> [Stated goal]: Begin the copy at the line containing "Reproduce this chart with pgfplots." and end it at the final line of the material below, reproducing each line exactly, without images.

* Begin Supplied records *

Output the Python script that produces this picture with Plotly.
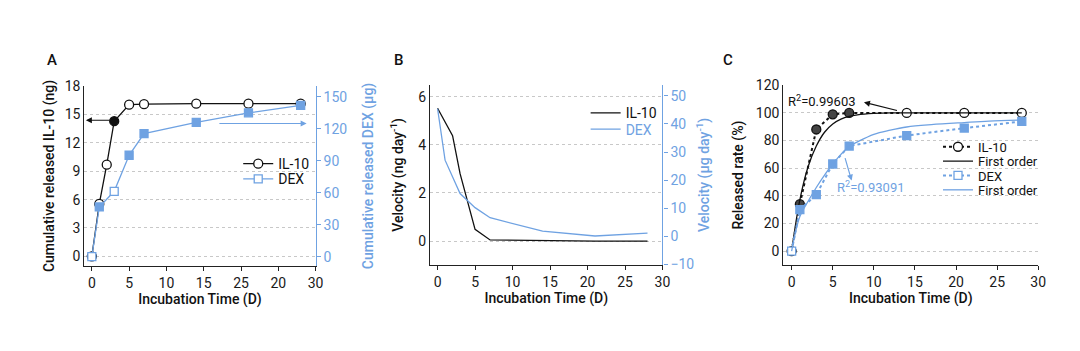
import plotly.graph_objects as go

BLUE = "#6fa2e2"
BLACK = "#111111"
GRID = "#c8c8c8"
FONT = "Roboto, Arial, sans-serif"

# Panel A: cumulative release
days_il10 = [0, 1, 2, 3, 5, 7, 14, 21, 28]
cum_il10 = [0, 5.55, 9.7, 14.3, 16.05, 16.1, 16.15, 16.15, 16.15]
days_dex = [0, 1, 3, 5, 7, 14, 21, 28]
cum_dex = [0, 46.7, 61.4, 95.2, 115.6, 126.0, 135.0, 142.0]
a_xticks = [0, 5, 10, 15, 20, 25, 30]
a_xticktext = ["0", "5", "10", "15", "25", "20", "30"]

# Panel B: release velocity
vel_days = [0, 1, 2, 3, 5, 7, 14, 21, 28]
vel_il10 = [5.52, 4.95, 4.38, 2.8, 0.49, 0.05, 0.01, 0.0, 0.0]
vel_days_dex = [0, 1, 3, 5, 7, 14, 21, 28]
vel_dex = [45.4, 27.1, 15.2, 10.2, 6.6, 1.8, 0.1, 1.1]

# Panel C: released rate and first-order fits
rate_days = [0, 1, 3, 5, 7, 14, 21, 28]
rate_il10 = [0, 33.9, 88.0, 99.0, 100.0, 100.0, 100.0, 100.0]
rate_dex = [0, 30.0, 40.8, 63.0, 76.0, 83.6, 89.0, 93.8]
fit_days = [0, 1, 2, 3, 4, 5, 6, 7, 8, 10, 12, 14, 17, 21, 24, 28]
fit_il10 = [0, 37, 61, 76, 86, 92, 95.5, 97.5, 98.6, 99.6, 100, 100, 100, 100, 100, 100]
fit_dex = [0, 25, 36, 46, 55, 63, 70, 75.7, 79, 84.5, 87.5, 89.8, 91.5, 93, 94, 94.8]

fig = go.Figure()

# ---------- Panel A ----------
il10_fill = ["white"] * len(cum_il10)
il10_fill[3] = BLACK
fig.add_trace(go.Scatter(
    x=days_il10, y=cum_il10, name="IL-10", mode="lines+markers",
    line=dict(color=BLACK, width=1.3),
    marker=dict(symbol="circle", size=9, color=il10_fill, line=dict(color=BLACK, width=1.3)),
    xaxis="x", yaxis="y", legend="legend"))
dex_fill = [BLUE] * len(cum_dex)
dex_fill[0] = "white"
dex_fill[2] = "white"
fig.add_trace(go.Scatter(
    x=days_dex, y=cum_dex, name="DEX", mode="lines+markers",
    line=dict(color=BLUE, width=1.3),
    marker=dict(symbol="square", size=8, color=dex_fill, line=dict(color=BLUE, width=1.3)),
    xaxis="x", yaxis="y2", legend="legend2"))

# ---------- Panel B ----------
fig.add_trace(go.Scatter(
    x=vel_days, y=vel_il10, name="IL-10", mode="lines",
    line=dict(color=BLACK, width=1.3), xaxis="x2", yaxis="y3", legend="legend3"))
fig.add_trace(go.Scatter(
    x=vel_days_dex, y=vel_dex, name="<span style='color:%s'>DEX</span>" % BLUE, mode="lines",
    line=dict(color=BLUE, width=1.3), xaxis="x2", yaxis="y4", legend="legend4"))

# ---------- Panel C ----------
c_fill = ["white"] * len(rate_il10)
for i in (1, 2, 3, 4):
    c_fill[i] = "#444444"
fig.add_trace(go.Scatter(
    x=rate_days, y=rate_il10, name="IL-10", mode="lines+markers",
    line=dict(color=BLACK, width=2, dash="dot"),
    marker=dict(symbol="circle", size=9, color=c_fill, line=dict(color=BLACK, width=1.3)),
    xaxis="x3", yaxis="y5", legend="legend5"))
fig.add_trace(go.Scatter(
    x=fit_days, y=fit_il10, name="First order", mode="lines",
    line=dict(color=BLACK, width=1.3, shape="spline"),
    xaxis="x3", yaxis="y5", legend="legend6"))
cd_fill = [BLUE] * len(rate_dex)
cd_fill[0] = "white"
fig.add_trace(go.Scatter(
    x=rate_days, y=rate_dex, name="DEX", mode="lines+markers",
    line=dict(color=BLUE, width=2, dash="dot"),
    marker=dict(symbol="square", size=8, color=cd_fill, line=dict(color=BLUE, width=1.3)),
    xaxis="x3", yaxis="y5", legend="legend7"))
fig.add_trace(go.Scatter(
    x=fit_days, y=fit_dex, name="First order", mode="lines",
    line=dict(color=BLUE, width=1.3, shape="spline"),
    xaxis="x3", yaxis="y5", legend="legend8"))

tickfont = dict(family=FONT, size=14, color="#1a1a1a")
titlefont = dict(family=FONT, size=14, color="#111111", weight=500)
bluetick = dict(family=FONT, size=14, color=BLUE)
bluetitle = dict(family=FONT, size=14, color=BLUE, weight=500)


def xax(domain, anchor, tickvals, ticktext=None):
    d = dict(domain=domain, anchor=anchor, range=[-1, 30], tickvals=tickvals,
             showline=True, linecolor="#222222", linewidth=1.3, ticks="outside",
             ticklen=4, tickcolor="#222222", showgrid=False, zeroline=False,
             tickfont=tickfont,
             title=dict(text="Incubation Time (D)", font=titlefont, standoff=3))
    if ticktext:
        d["ticktext"] = ticktext
    return d


def yax(domain, anchor, rng, dtick, title, standoff=6):
    return dict(domain=domain, anchor=anchor, range=rng, dtick=dtick, tick0=0,
                showline=True, linecolor="#222222", linewidth=1.3, ticks="",
                showgrid=True, gridcolor=GRID, griddash="dot", gridwidth=1,
                zeroline=False, tickfont=tickfont,
                title=dict(text=title, font=titlefont, standoff=standoff))


def yright(overlay, anchor, rng, dtick, title, standoff=10):
    return dict(overlaying=overlay, anchor=anchor, side="right", range=rng, dtick=dtick,
                tick0=0, showline=True, linecolor=BLUE, linewidth=1.3, ticks="outside",
                ticklen=4, tickcolor=BLUE, showgrid=False, zeroline=False,
                tickfont=bluetick, title=dict(text=title, font=bluetitle, standoff=standoff))


def leg(xpx, ypx, size=14):
    return dict(x=xpx / 1080, y=1 - ypx / 351, xanchor="left", yanchor="middle",
                bgcolor="rgba(0,0,0,0)", borderwidth=0,
                font=dict(family=FONT, size=size, color="#111111"), itemwidth=30)


fig.update_layout(
    width=1080, height=351,
    margin=dict(l=0, r=0, t=0, b=0),
    paper_bgcolor="white", plot_bgcolor="white",
    font=dict(family=FONT, color="#111111"),
    xaxis=xax([0.0787, 0.2944], "y", a_xticks, a_xticktext),
    yaxis=yax([0.2328, 0.7672], "x", [-1, 18], 3, "Cumulative released IL-10 (ng)"),
    yaxis2=yright("y", "x", [-8.5, 160], 30, "Cumulative released DEX (μg)", 16),
    xaxis2=xax([0.4012, 0.618], "y3", [0, 5, 10, 15, 20, 25, 30]),
    yaxis3=yax([0.2345, 0.772], "x2", [-1, 6.5], 2, "Velocity (ng day<sup>-1</sup>)", 11),
    yaxis4=yright("y3", "x2", [-10.3, 54], 10, "Velocity (μg day<sup>-1</sup>)", 5),
    xaxis3=xax([0.7308, 0.9685], "y5", [0, 5, 10, 15, 20, 25, 30]),
    yaxis5=yax([0.2356, 0.77], "x3", [-10, 120], 20, "Released rate (%)", 8),
    legend=leg(240, 163),
    legend2=leg(240, 179),
    legend3=leg(590, 110),
    legend4=leg(590, 127),
    legend5=leg(945, 145, 13),
    legend6=leg(945, 160, 13),
    legend7=leg(945, 175, 13),
    legend8=leg(945, 190, 13),
    showlegend=True,
)

annotations = [
    dict(text="A", x=0.0417, y=0.8775, xref="paper", yref="paper", showarrow=False,
         font=dict(family=FONT, size=15, color="#111111", weight=500)),
    dict(text="B", x=0.3722, y=0.8775, xref="paper", yref="paper", showarrow=False,
         font=dict(family=FONT, size=15, color="#111111", weight=500)),
    dict(text="C", x=0.686, y=0.8775, xref="paper", yref="paper", showarrow=False,
         font=dict(family=FONT, size=15, color="#111111", weight=500)),
    # Panel A arrows
    dict(x=-0.8, y=14.4, ax=2.6, ay=14.4, xref="x", yref="y", axref="x", ayref="y",
         text="", showarrow=True, arrowhead=2, arrowsize=1, arrowwidth=1.2, arrowcolor=BLACK),
    dict(x=28.8, y=125, ax=16.9, ay=125, xref="x", yref="y2", axref="x", ayref="y2",
         text="", showarrow=True, arrowhead=2, arrowsize=1, arrowwidth=1.2, arrowcolor=BLUE),
    # Panel C annotations
    dict(text="R<sup>2</sup>=0.99603", x=3.7, y=108.6, xref="x3", yref="y5", showarrow=False,
         font=dict(family=FONT, size=13, color="#111111")),
    dict(x=8.8, y=107.7, ax=13.0, ay=101.5, xref="x3", yref="y5", axref="x3", ayref="y5",
         text="", showarrow=True, arrowhead=2, arrowsize=1, arrowwidth=1.2, arrowcolor=BLACK),
    dict(text="R<sup>2</sup>=0.93091", x=9.6, y=46, xref="x3", yref="y5", showarrow=False,
         font=dict(family=FONT, size=13, color=BLUE)),
    dict(x=7.3, y=51, ax=6.45, ay=68.3, xref="x3", yref="y5", axref="x3", ayref="y5",
         text="", showarrow=True, arrowhead=2, arrowsize=1, arrowwidth=1.2, arrowcolor=BLUE),
]
fig.update_layout(annotations=annotations)

fig.write_html("out.html")
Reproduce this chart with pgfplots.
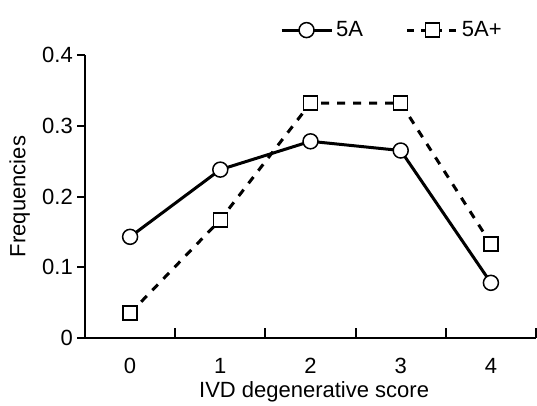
\documentclass[border=0pt]{standalone}
\usepackage{fontspec}
\setmainfont{Liberation Sans}
\usepackage{pgfplots}
\pgfplotsset{compat=1.18}
\begin{document}
\fontsize{22}{26}\selectfont
\begin{tikzpicture}
\path[use as bounding box] (0,0) rectangle (537pt,405pt);
\begin{axis}[
  at={(85pt,67pt)}, anchor=south west,
  scale only axis, width=451pt, height=283pt,
  xmin=-0.5, xmax=4.5, ymin=0, ymax=0.4,
  axis x line=bottom, axis y line=left,
  axis line style={line width=2.2pt, -},
  clip=false,
  xtick={0,1,2,3,4},
  minor xtick={0.5,1.5,2.5,3.5,4.5},
  every major x tick/.style={draw=none},
  minor tick length=10pt,
  xtick align=inside,
  ytick={0,0.1,0.2,0.3,0.4},
  ytick align=outside,
  major tick length=8pt,
  tick style={line width=2pt, black},
  /pgf/number format/assume math mode=true,
  xticklabel style={yshift=-13pt},
  yticklabel style={inner sep=0pt, xshift=-4pt},
  xlabel={IVD degenerative score},
  ylabel={Frequencies},
  xlabel style={at={(axis description cs:0.508,-0.19)}, anchor=center},
  ylabel style={at={(axis description cs:-0.145,0.5)}, anchor=center},
  legend columns=2,
  legend style={draw=none, fill=none, inner sep=0pt, at={(0.432,1.088)}, anchor=west,
    nodes={inner sep=3pt},
    /tikz/every even column/.append style={column sep=40pt}},
  legend image code/.code={
    \draw[mark repeat=2,mark phase=2,#1] plot coordinates {(0pt,0pt) (25pt,0pt) (50pt,0pt)};},
]
\addplot[black, line width=3pt, mark=*, mark size=7.5pt,
  mark options={solid, line width=1.5pt, fill=white, draw=black}]
  coordinates {(0,0.143) (1,0.238) (2,0.278) (3,0.265) (4,0.078)};
\addlegendentry{5A}
\addplot[black, line width=3pt, dash pattern=on 8pt off 8pt, mark=square*, mark size=7pt,
  mark options={solid, line width=1.5pt, fill=white, draw=black},
  legend image post style={dash pattern=on 7pt off 7pt}]
  coordinates {(0,0.035) (1,0.167) (2,0.332) (3,0.332) (4,0.133)};
\addlegendentry{5A+}
\end{axis}
\end{tikzpicture}
\end{document}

* End Supplied records *

> [Written response]:
Reproduce this chart with pgfplots.
\documentclass[border=0pt]{standalone}
\usepackage{fontspec}
\setmainfont{Liberation Sans}
\usepackage{pgfplots}
\pgfplotsset{compat=1.18}
\begin{document}
\fontsize{22}{26}\selectfont
\begin{tikzpicture}
\path[use as bounding box] (0,0) rectangle (537pt,405pt);
\begin{axis}[
  at={(85pt,67pt)}, anchor=south west,
  scale only axis, width=451pt, height=283pt,
  xmin=-0.5, xmax=4.5, ymin=0, ymax=0.4,
  axis x line=bottom, axis y line=left,
  axis line style={line width=2.2pt, -},
  clip=false,
  xtick={0,1,2,3,4},
  minor xtick={0.5,1.5,2.5,3.5,4.5},
  every major x tick/.style={draw=none},
  minor tick length=10pt,
  xtick align=inside,
  ytick={0,0.1,0.2,0.3,0.4},
  ytick align=outside,
  major tick length=8pt,
  tick style={line width=2pt, black},
  /pgf/number format/assume math mode=true,
  xticklabel style={yshift=-13pt},
  yticklabel style={inner sep=0pt, xshift=-4pt},
  xlabel={IVD degenerative score},
  ylabel={Frequencies},
  xlabel style={at={(axis description cs:0.508,-0.19)}, anchor=center},
  ylabel style={at={(axis description cs:-0.145,0.5)}, anchor=center},
  legend columns=2,
  legend style={draw=none, fill=none, inner sep=0pt, at={(0.432,1.088)}, anchor=west,
    nodes={inner sep=3pt},
    /tikz/every even column/.append style={column sep=40pt}},
  legend image code/.code={
    \draw[mark repeat=2,mark phase=2,#1] plot coordinates {(0pt,0pt) (25pt,0pt) (50pt,0pt)};},
]
\addplot[black, line width=3pt, mark=*, mark size=7.5pt,
  mark options={solid, line width=1.5pt, fill=white, draw=black}]
  coordinates {(0,0.143) (1,0.238) (2,0.278) (3,0.265) (4,0.078)};
\addlegendentry{5A}
\addplot[black, line width=3pt, dash pattern=on 8pt off 8pt, mark=square*, mark size=7pt,
  mark options={solid, line width=1.5pt, fill=white, draw=black},
  legend image post style={dash pattern=on 7pt off 7pt}]
  coordinates {(0,0.035) (1,0.167) (2,0.332) (3,0.332) (4,0.133)};
\addlegendentry{5A+}
\end{axis}
\end{tikzpicture}
\end{document}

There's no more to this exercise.